- Born: July 13, 1909 Buena Park, California, U.S.
- Died: September 11, 1997 Fullerton, California, U.S.
- Occupations: Rancher, horticulturist
- Spouse: Virgie Maude Hill (m. 1948)

= James E. Bacon (rancher) =

American avocado horticulturist (1909–1997)

James Edward Bacon (July 13, 1909 – September 11, 1997) was an American horticulturist and rancher. He was the developer of the 'Bacon' Avocado and 'Jim' Avocado varieties, and worked to screen avocado trees for cold hardiness in Buena Park, California, by growing hundreds of Mexican and hybrid seedlings. He has been called "the world's first genuine avocado breeder".

== Life and career ==
James Bacon was born on July 13, 1909, in the Bacon House at Buena Park, California. His parents were Agatha and Robert Bacon. Their family home was moved to the Buena Park Historic District in 1994, and turned into a museum.

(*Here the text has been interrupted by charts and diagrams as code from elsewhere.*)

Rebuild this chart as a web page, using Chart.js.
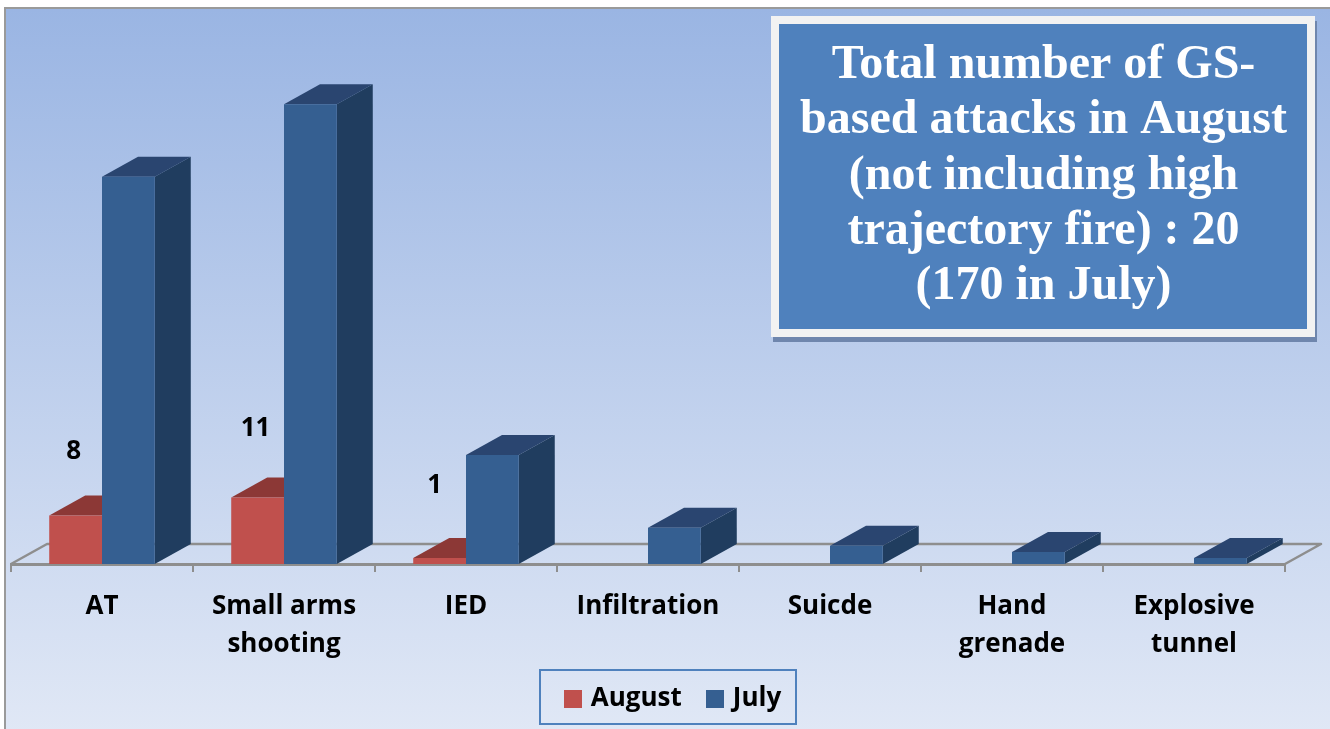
<!DOCTYPE html>
<html><head><meta charset="utf-8">
<style>
html,body{margin:0;padding:0;width:1330px;height:729px;overflow:hidden;background:#fff}
#frame{position:absolute;left:4px;top:7px;width:1340px;height:740px;border:2px solid #9a9a9a;background:linear-gradient(to bottom,#9ab5e3 0%,#e2e9f6 100%)}
canvas{position:absolute;left:0;top:0}
</style>
<script src="https://cdn.jsdelivr.net/npm/chart.js@4/dist/chart.umd.min.js"></script>
</head><body><div id="frame"></div><canvas id="c" width="1330" height="729"></canvas>
<script>
const categories=[["AT"],["Small arms","shooting"],["IED"],["Infiltration"],["Suicde"],["Hand","grenade"],["Explosive","tunnel"]];
const august=[8,11,1,null,null,null,null];
const july=[64,76,18,6,3,2,1];
const seriesNames=["August","July"];
const titleLines=["Total number of GS-","based attacks in August","(not including high","trajectory fire) : 20","(170 in July)"];
const labelShiftX=[-2,-2,-5];
const labelShiftY=[64,69,72];
const DX=36,DY=-20;
const RED='#c0504d',BLUE='#355f91';
const faces=[{top:'#8c3836',side:'#7a2e2c'},{top:'#2a4570',side:'#203d5f'}];
function swatch(color){
  const s=document.createElement('canvas');s.width=18;s.height=18;
  const g=s.getContext('2d');g.fillStyle=color;g.fillRect(0,0,18,18);
  return s;
}

const scene={
  id:'scene',
  afterLayout(chart){
    const l=chart.legend;
    l.left=350;l.right=1000;l.top=657;
  },
  beforeDatasetsDraw(chart){
    const {ctx,chartArea:a}=chart;
    ctx.save();
    ctx.strokeStyle='#8e8e8e';ctx.lineWidth=2.5;ctx.lineJoin='round';
    ctx.beginPath();
    ctx.moveTo(a.left,a.bottom);ctx.lineTo(a.left+DX,a.bottom+DY);ctx.lineTo(a.right+DX,a.bottom+DY);ctx.lineTo(a.right,a.bottom);
    ctx.stroke();
    chart.data.datasets.forEach((d,i)=>{
      chart.getDatasetMeta(i).data.forEach((b,j)=>{
        if(d.data[j]==null)return;
        const p=b.getProps(['x','y','width','base'],true);
        const L=p.x-p.width/2,R=p.x+p.width/2;
        ctx.fillStyle=faces[i].top;
        ctx.beginPath();ctx.moveTo(L,p.y);ctx.lineTo(L+DX,p.y+DY);ctx.lineTo(R+DX,p.y+DY);ctx.lineTo(R,p.y);ctx.closePath();ctx.fill();
        ctx.fillStyle=faces[i].side;
        ctx.beginPath();ctx.moveTo(R,p.y);ctx.lineTo(R+DX,p.y+DY);ctx.lineTo(R+DX,p.base+DY);ctx.lineTo(R,p.base);ctx.closePath();ctx.fill();
      });
    });
    ctx.restore();
  },
  afterDraw(chart){
    const {ctx}=chart;
    ctx.save();
    ctx.fillStyle='#000';ctx.textAlign='center';ctx.textBaseline='middle';ctx.font='bold 26px "Open Sans"';
    chart.getDatasetMeta(0).data.forEach((b,j)=>{
      if(august[j]==null)return;
      ctx.fillText(String(august[j]),b.x+labelShiftX[j],b.y-labelShiftY[j]);
    });
    ctx.strokeStyle='#4f81bd';ctx.lineWidth=2;ctx.strokeRect(540,670,256,54);
    ctx.fillStyle='#6f86ad';ctx.fillRect(773,21,544,321);
    ctx.fillStyle='#f2f2f2';ctx.fillRect(771,16,544,321);
    ctx.fillStyle='#4f81bd';ctx.fillRect(779,24,528,305);
    ctx.fillStyle='#fff';ctx.font='bold 48px "Liberation Serif"';
    titleLines.forEach((t,i)=>ctx.fillText(t,1043.5,65.5+i*55.3));
    ctx.restore();
  }
};

new Chart(document.getElementById('c'),{
  type:'bar',
  data:{labels:categories,datasets:[
    {label:seriesNames[0],data:august,backgroundColor:RED,borderWidth:0,pointStyle:swatch(RED)},
    {label:seriesNames[1],data:july,backgroundColor:BLUE,borderWidth:0,pointStyle:swatch(BLUE)}
  ]},
  options:{
    responsive:false,animation:false,
    layout:{padding:{left:11,right:45,top:80,bottom:0}},
    categoryPercentage:0.58,barPercentage:1,
    scales:{
      x:{
        grid:{drawOnChartArea:false,color:'#8e8e8e',lineWidth:2,tickLength:8,offset:true},
        border:{color:'#8e8e8e',width:3},
        ticks:{color:'#000',font:{family:'"Open Sans"',weight:'bold',size:26,lineHeight:1.46},padding:16,maxRotation:0,autoSkip:false},
        afterFit(s){s.height=165-(s.chart.legend?s.chart.legend.height:0);}
      },
      y:{display:false,min:0,max:80}
    },
    plugins:{
      tooltip:{enabled:false},
      legend:{position:'bottom',labels:{usePointStyle:true,pointStyleWidth:9,boxHeight:18,padding:29,color:'#000',font:{family:'"Open Sans"',weight:'bold',size:26}}}
    }
  },
  plugins:[scene]
});
</script></body></html>
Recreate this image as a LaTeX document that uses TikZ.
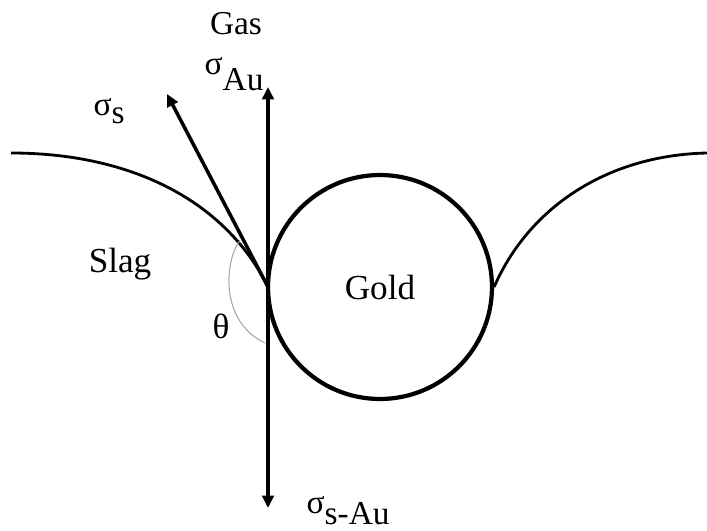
\documentclass[tikz,border=0pt]{standalone}
\usepackage{fontspec}
\setmainfont{Liberation Serif}
\usetikzlibrary{positioning, calc, arrows.meta}
\tikzset{every picture/.append style={thick}}
\tikzset{
  force/.style={line width=2pt, -{Triangle[length=7pt, width=6.5pt]}},
  surface/.style={line width=1.6pt},
  biglabel/.style={font=\fontsize{20}{22}\selectfont, inner sep=0pt},
  smalllabel/.style={font=\fontsize{19}{21}\selectfont, inner sep=0pt}
}

\begin{document}
\begin{tikzpicture}[x=0.02cm, y=-0.02cm, thick]
    \useasboundingbox (0,0) rectangle (707,531);

    % Contact point and arrow ends
    \coordinate (contact) at (268,287);
    \coordinate (tipAu) at (268,87);
    \coordinate (tipSAu) at (268,508);
    \coordinate (tipS) at (167,94);

    % Gold droplet
    \node[circle, draw, line width=2.4pt, minimum size=4.48cm, biglabel] (gold) at (380,287) {Gold};

    % Slag surface, left and right
    \draw[surface] (11,153) .. controls (130,153) and (225,200) .. (contact);
    \draw[surface] (gold.east) .. controls (530,205) and (610,155) .. (707,153);

    % Contact angle
    \draw[gray!70, line width=0.6pt] (240,240) .. controls (224,262) and (220,322) .. (265,343);
    \node[biglabel] (theta) at (221,326) {θ};

    % Tension vectors
    \draw[force] (contact) -- (tipAu);
    \draw[force] (contact) -- (tipSAu);
    \draw[force] (contact) -- (tipS);

    % Labels
    \node[smalllabel] (gas) at (236,24) {Gas};
    \node[smalllabel, anchor=base west] (sigAu) at (204,74) {σ\raisebox{-9.5pt}{Au}};
    \node[smalllabel, anchor=base west] (sigS) at (93,115) {σ\raisebox{-5pt}{s}};
    \node[smalllabel, anchor=base west] (sigSAu) at (306,513) {σ\raisebox{-6.5pt}{s-Au}};
    \node[biglabel] (slag) at (120,264) {Slag};
\end{tikzpicture}
\end{document}
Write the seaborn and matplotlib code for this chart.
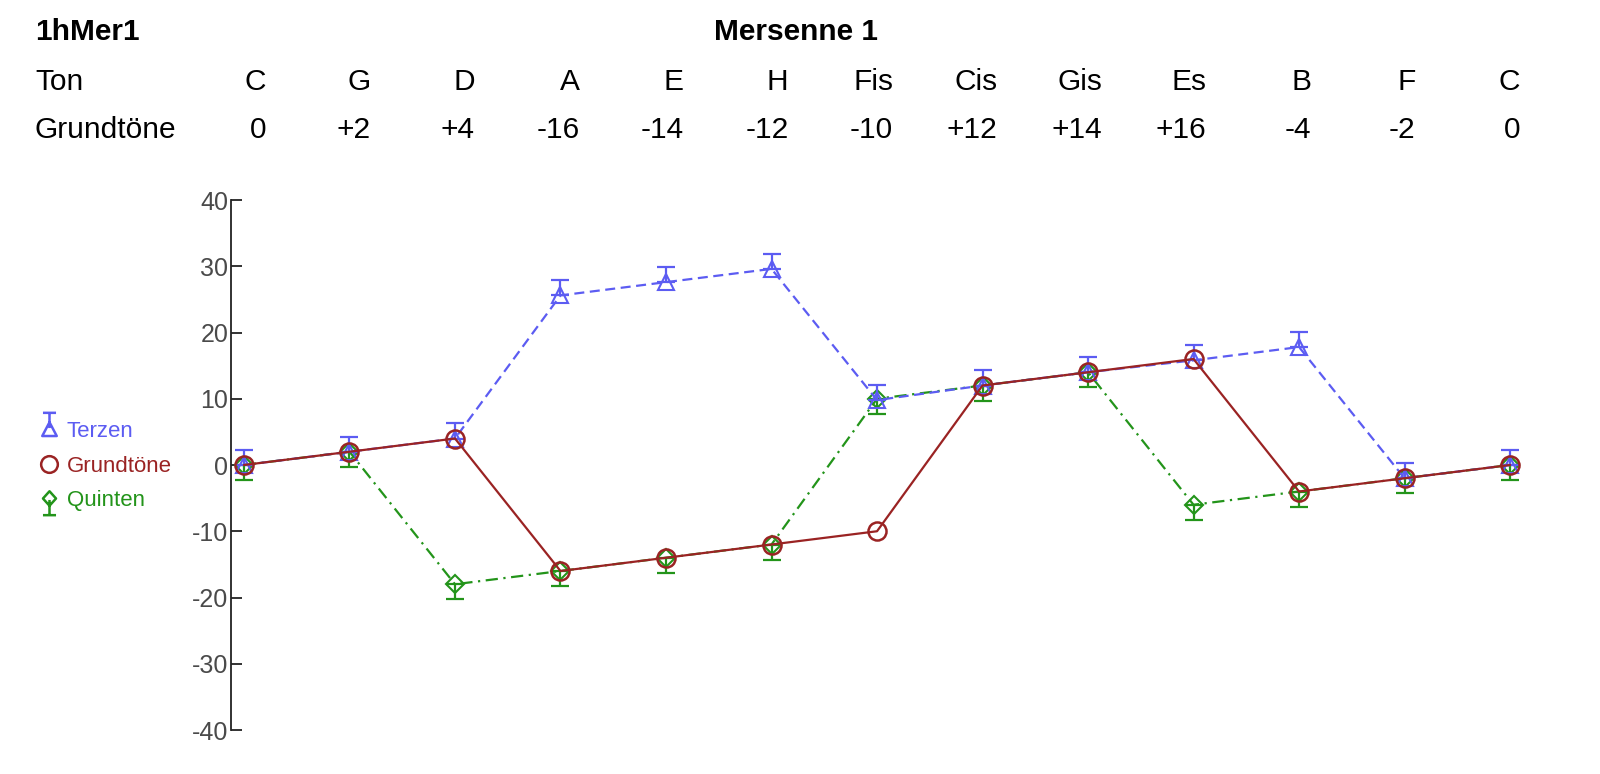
import numpy as np
import pandas as pd
import matplotlib
matplotlib.use("Agg")
import matplotlib.pyplot as plt
import seaborn as sns
from matplotlib.lines import Line2D
from matplotlib.path import Path

# --- data ------------------------------------------------------------------
tones = ["C", "G", "D", "A", "E", "H", "Fis", "Cis", "Gis", "Es", "B", "F", "C"]
grund_labels = ["0", "+2", "+4", "-16", "-14", "-12", "-10", "+12", "+14", "+16", "-4", "-2", "0"]

grundtoene = [0, 2, 4, -16, -14, -12, -10, 12, 14, 16, -4, -2, 0]
terzen = [0, 2, 4, 25.6, 27.6, 29.6, 9.8, 12, 14, 15.8, 17.8, -2, 0]
quinten = [0, 2, -18, -16, -14, -12, 10, 12, 14, -6, -4, -2, 0]
terzen_err = [2.3, 2.3, 2.3, 2.3, 2.3, 2.3, 2.3, 2.3, 2.3, 2.3, 2.3, 2.3, 2.3]
quinten_err = [2.3, 2.3, 2.3, 2.3, 2.3, 2.3, 2.3, 2.3, 2.3, 2.3, 2.3, 2.3, 2.3]

c_terz = "#5c5cf2"
c_grund = "#9a2323"
c_quint = "#23941a"

sns.set_style("white")
plt.rcParams["font.family"] = ["Liberation Sans", "DejaVu Sans"]
plt.rcParams["axes.unicode_minus"] = False

pos = np.arange(len(tones))
df = pd.DataFrame({"pos": pos, "Terzen": terzen, "Grundtöne": grundtoene,
                   "Quinten": quinten})

fig = plt.figure(figsize=(16, 7.74), dpi=100)
ax = fig.add_axes([231 / 1600, 1 - 730 / 774, (1528 - 231) / 1600, 530 / 774])

# Quinten (bottom), Terzen, Grundtöne (top)
sns.lineplot(data=df, x="pos", y="Quinten", ax=ax, color=c_quint, lw=1.6,
             marker="D", ms=9, mfc="none", mec=c_quint, mew=1.5,
             dashes=(5.5, 2.5, 1, 2.5), zorder=2)
ax.errorbar(pos, quinten, yerr=[quinten_err, np.zeros(len(pos))], fmt="none",
            ecolor=c_quint, elinewidth=1.6, capsize=6.5, capthick=1.6, zorder=2)

sns.lineplot(data=df, x="pos", y="Terzen", ax=ax, color=c_terz, lw=1.6,
             marker="^", ms=11, mfc="none", mec=c_terz, mew=1.5,
             dashes=(4.5, 2.5), zorder=3)
ax.errorbar(pos, terzen, yerr=[np.zeros(len(pos)), terzen_err], fmt="none",
            ecolor=c_terz, elinewidth=1.6, capsize=6.5, capthick=1.6, zorder=3)

sns.lineplot(data=df, x="pos", y="Grundtöne", ax=ax, color=c_grund, lw=1.6,
             marker="o", ms=13, mfc="none", mec=c_grund, mew=1.8, zorder=4)

ax.set_xlim(-0.123, 12.17)
ax.set_ylim(-40, 40)
ax.set_yticks([-40, -30, -20, -10, 0, 10, 20, 30, 40])
ax.set_xticks([])
ax.set_xlabel("")
ax.set_ylabel("")
sns.despine(ax=ax, bottom=True)
ax.spines["left"].set_color("#222222")
ax.spines["left"].set_linewidth(1.3)
ax.tick_params(axis="y", direction="in", length=8, width=1.3, color="#222222",
               labelsize=18, labelcolor="#4a4a4a", pad=2, left=True)

# --- header table ------------------------------------------------------------
hfs = 21.5
fig.text(35 / 1600, 1 - 32 / 774, "1hMer1", fontsize=hfs, fontweight="bold",
         ha="left", va="center", color="black")
fig.text(796 / 1600, 1 - 32 / 774, "Mersenne 1", fontsize=hfs, fontweight="bold",
         ha="center", va="center", color="black")
fig.text(35 / 1600, 1 - 82 / 774, "Ton", fontsize=hfs, ha="left", va="center",
         color="black")
fig.text(35 / 1600, 1 - 130 / 774, "Grundtöne", fontsize=hfs, ha="left",
         va="center", color="black")
for i, (t, g) in enumerate(zip(tones, grund_labels)):
    xr = (266 + i * 104.5) / 1600
    fig.text(xr, 1 - 82 / 774, t, fontsize=hfs, ha="right", va="center", color="black")
    fig.text(xr, 1 - 130 / 774, g, fontsize=hfs, ha="right", va="center", color="black")

# --- legend with marker + one-sided error bar symbols -------------------------
tri_up = Path([(-0.5, -0.45), (0.5, -0.45), (0, 0.5), (-0.5, -0.45),
               (0, 0.1), (0, 1.15), (-0.45, 1.15), (0.45, 1.15)],
              [Path.MOVETO, Path.LINETO, Path.LINETO, Path.CLOSEPOLY,
               Path.MOVETO, Path.LINETO, Path.MOVETO, Path.LINETO])
dia_down = Path([(0, 0.5), (0.45, 0), (0, -0.5), (-0.45, 0), (0, 0.5),
                 (0, -0.1), (0, -1.15), (-0.45, -1.15), (0.45, -1.15)],
                [Path.MOVETO, Path.LINETO, Path.LINETO, Path.LINETO, Path.CLOSEPOLY,
                 Path.MOVETO, Path.LINETO, Path.MOVETO, Path.LINETO])
handles = [
    Line2D([], [], ls="none", marker=tri_up, ms=24, mfc="none", mec=c_terz, mew=1.8),
    Line2D([], [], ls="none", marker="o", ms=12, mfc="none", mec=c_grund, mew=1.8),
    Line2D([], [], ls="none", marker=dia_down, ms=24, mfc="none", mec=c_quint, mew=1.8),
]
fig.legend(handles, ["Terzen", "Grundtöne", "Quinten"], loc="center left",
           bbox_to_anchor=(18 / 1600, 1 - 466 / 774), frameon=False,
           fontsize=16, handlelength=1.0, handletextpad=0.3, labelspacing=0.6,
           labelcolor=[c_terz, c_grund, c_quint])

fig.savefig("out.png", dpi=100, facecolor="white")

The 'Bacon' avocado was a seedling planted and selected by Bacon around 1928. It was registered with the California Avocado Society in 1948.

In 1985, Bacon and his wife donated USD $53,000 to the Fullerton Arboretum in Fullerton, California, calling it "a worthwhile recipient", by creating an endowment to "provide monies to assist in the operational and education activities of the arboretum."